Use the substitution \(y=v x\) to find the solution of the differential equation
\(x \frac{\mathrm{~d} y}{\mathrm{~d} x}=y+\sqrt{9 x^{2}+y^{2}}\)
for which \(y=0\) when \(x=1\). Give your answer in the form \(y=\mathrm{f}(x)\), where \(\mathrm{f}(x)\) is a polynomial in \(x\).
(a) Use the substitution \(u=1-(\theta-1)^{2}\) to find
\(\int \frac{\theta-1}{\sqrt{1-(\theta-1)^{2}}} \mathrm{~d} \theta .\)
(b) Find the solution of the differential equation
\(\theta \frac{\mathrm{d} y}{\mathrm{~d} \theta}-y=\theta^{2} \sin ^{-1}(\theta-1),\)
where \(0\lt \theta\lt 2\), given that \(y=1\) when \(\theta=1\).
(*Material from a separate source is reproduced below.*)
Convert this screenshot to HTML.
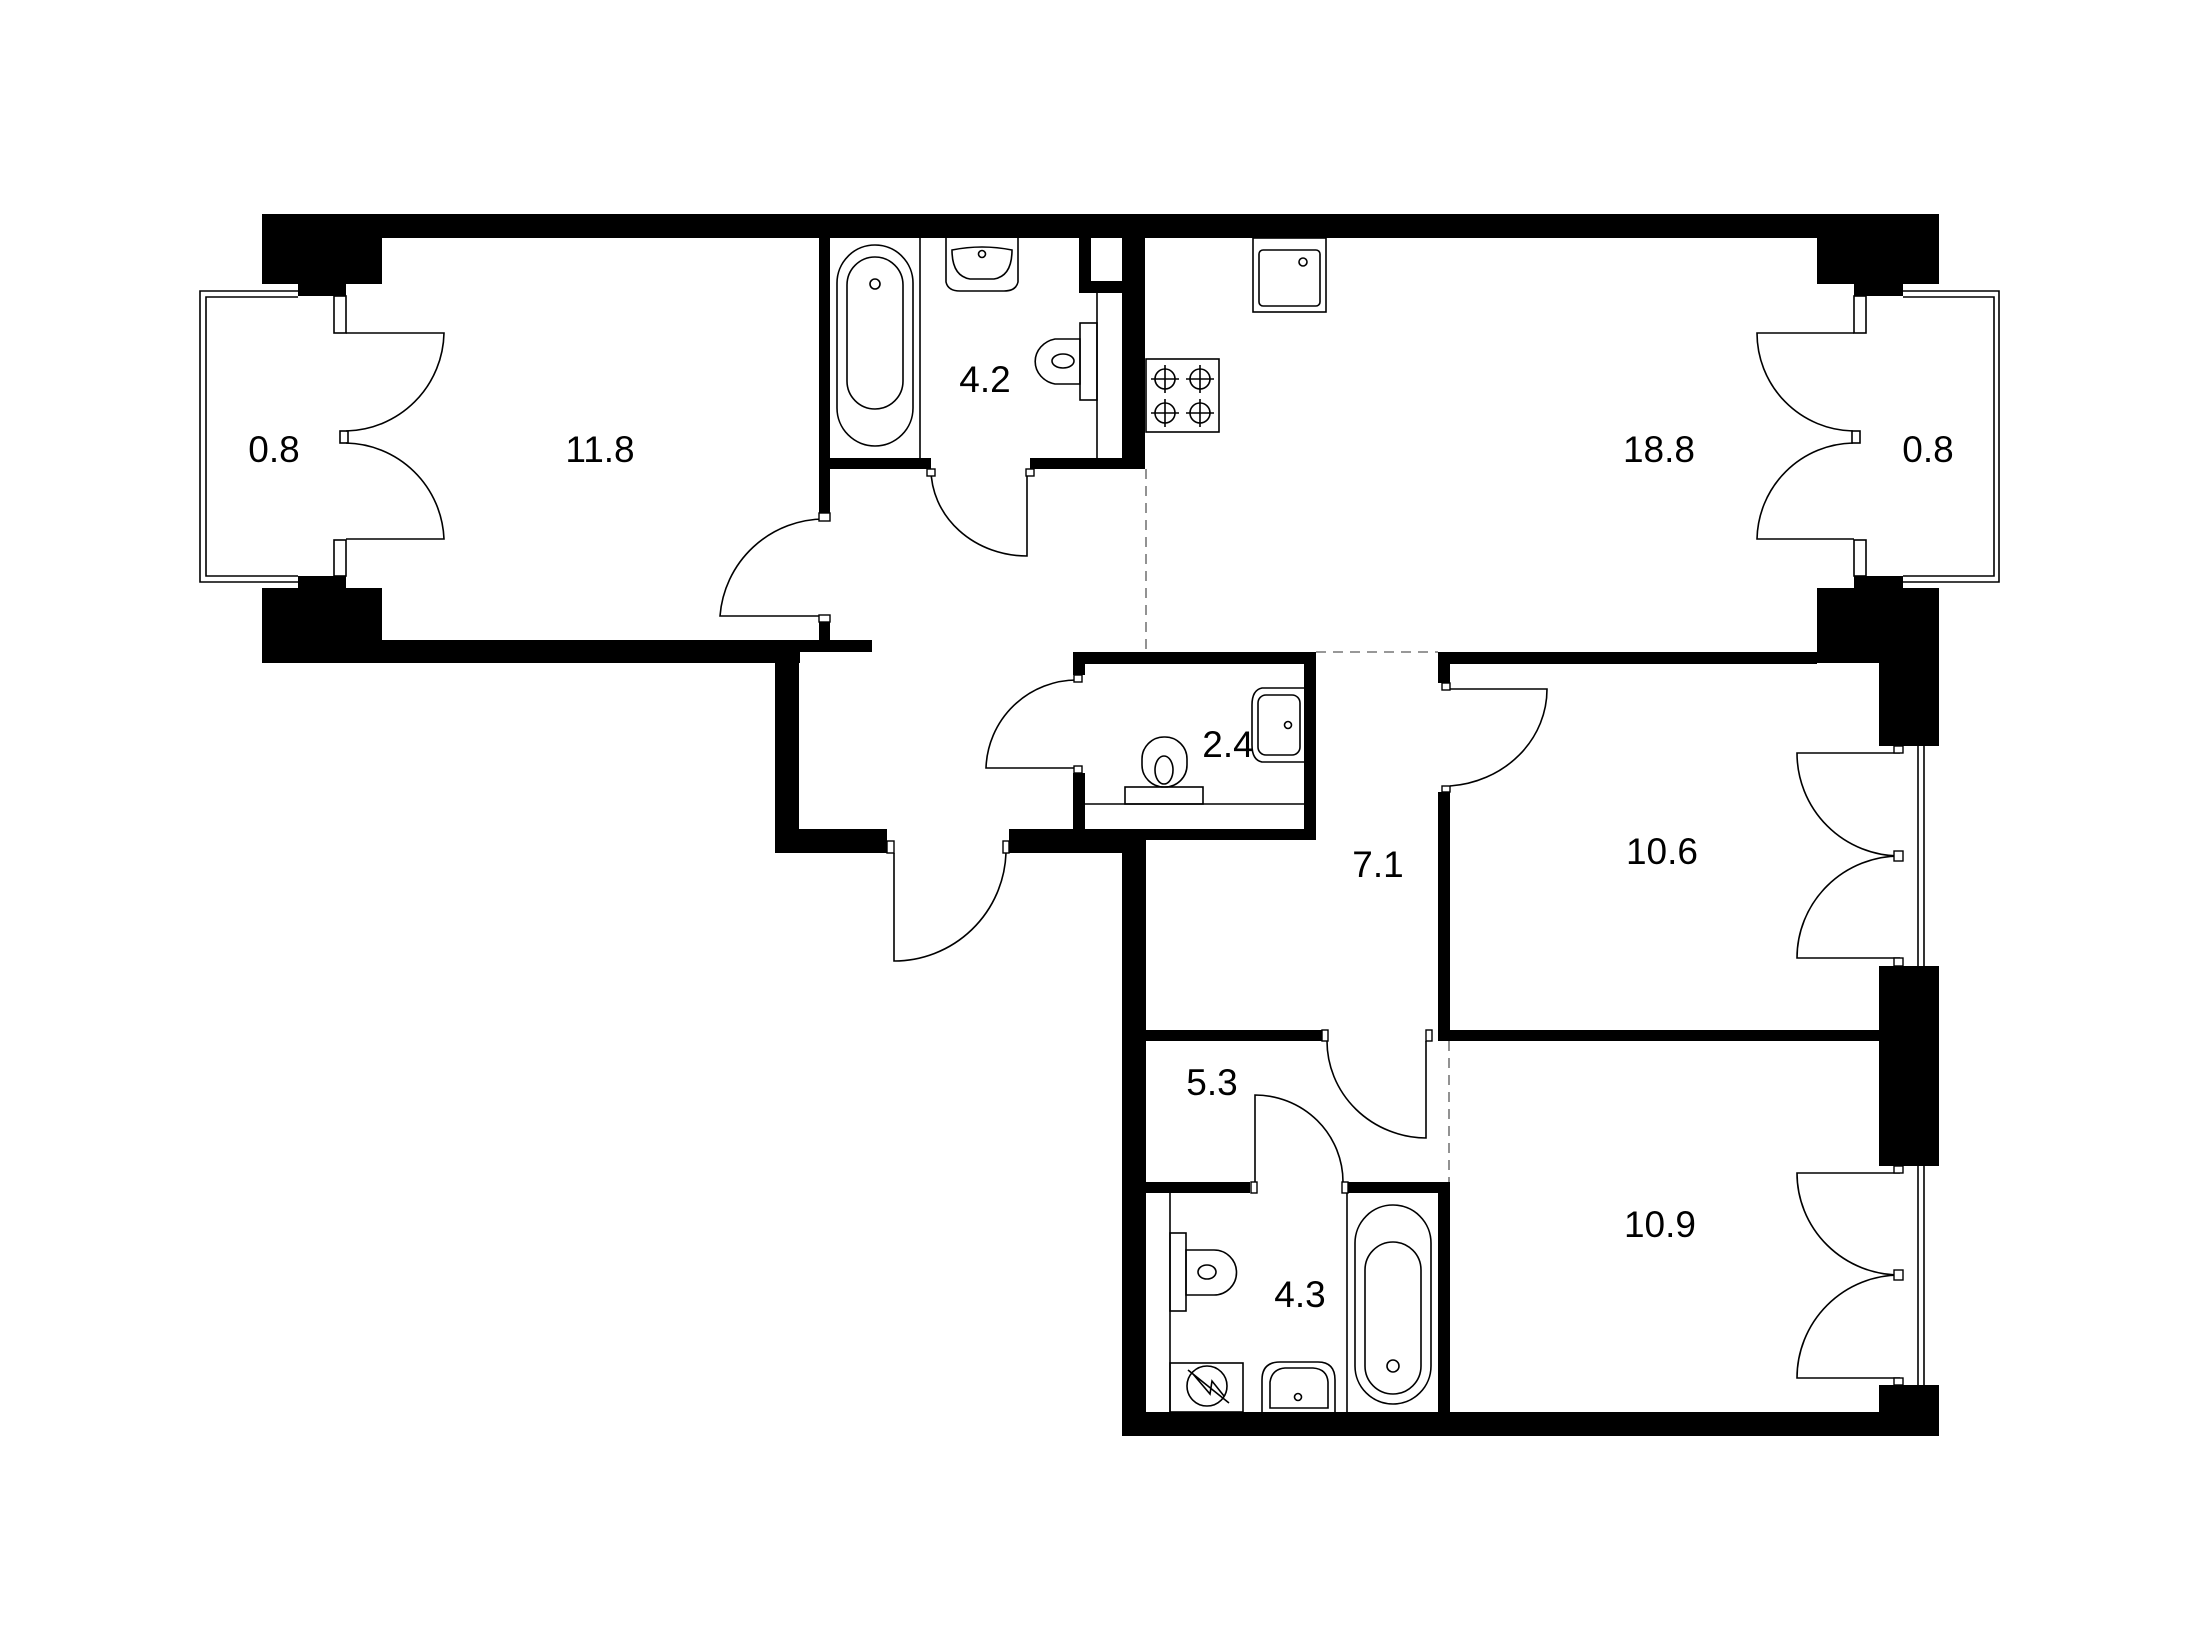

Give your answer in the form \(y=\mathrm{f}(\theta)\).
It is given that \(x=t^{3} y\) and
\[t^{3} \frac{\mathrm{~d}^{2} y}{\mathrm{~d} t^{2}}+\left(4 t^{3}+6 t^{2}\right) \frac{\mathrm{d} y}{\mathrm{~d} t}+\left(13 t^{3}+12 t^{2}+6 t\right) y=61 \mathrm{e}^{\frac{1}{2} t}\]
(a) Show that
\[\frac{\mathrm{d}^{2} x}{\mathrm{~d} t^{2}}+4 \frac{\mathrm{~d} x}{\mathrm{~d} t}+13 x=61 \mathrm{e}^{\frac{1}{2} t}\]
(b) Find the general solution for \(y\) in terms of \(t\).
It is given that \(y=x^{2} w\) and
\[x^{2} \frac{\mathrm{~d}^{2} w}{\mathrm{~d} x^{2}}+4 x(x+1) \frac{\mathrm{d} w}{\mathrm{~d} x}+\left(5 x^{2}+8 x+2\right) w=5 x^{2}+4 x+2\]
(a) Show that
\[\frac{\mathrm{d}^{2} y}{\mathrm{~d} x^{2}}+4 \frac{\mathrm{~d} y}{\mathrm{~d} x}+5 y=5 x^{2}+4 x+2\]
(b) Find the general solution for \(w\) in terms of \(x\).
The variables \(x\) and \(y\) are related by the differential equation
\(y^{2} \frac{\mathrm{~d}^{2} y}{\mathrm{~d} x^{2}}+2 y^{2} \frac{\mathrm{~d} y}{\mathrm{~d} x}+2 y\left(\frac{\mathrm{~d} y}{\mathrm{~d} x}\right)^{2}-5 y^{3}=8 \mathrm{e}^{-x} .\)
Given that \(v=y^{3}\), show that
\(\frac{\mathrm{d}^{2} v}{\mathrm{~d} x^{2}}+2 \frac{\mathrm{~d} v}{\mathrm{~d} x}-15 v=24 \mathrm{e}^{-x}\)
Hence find the general solution for \(y\) in terms of \(x\).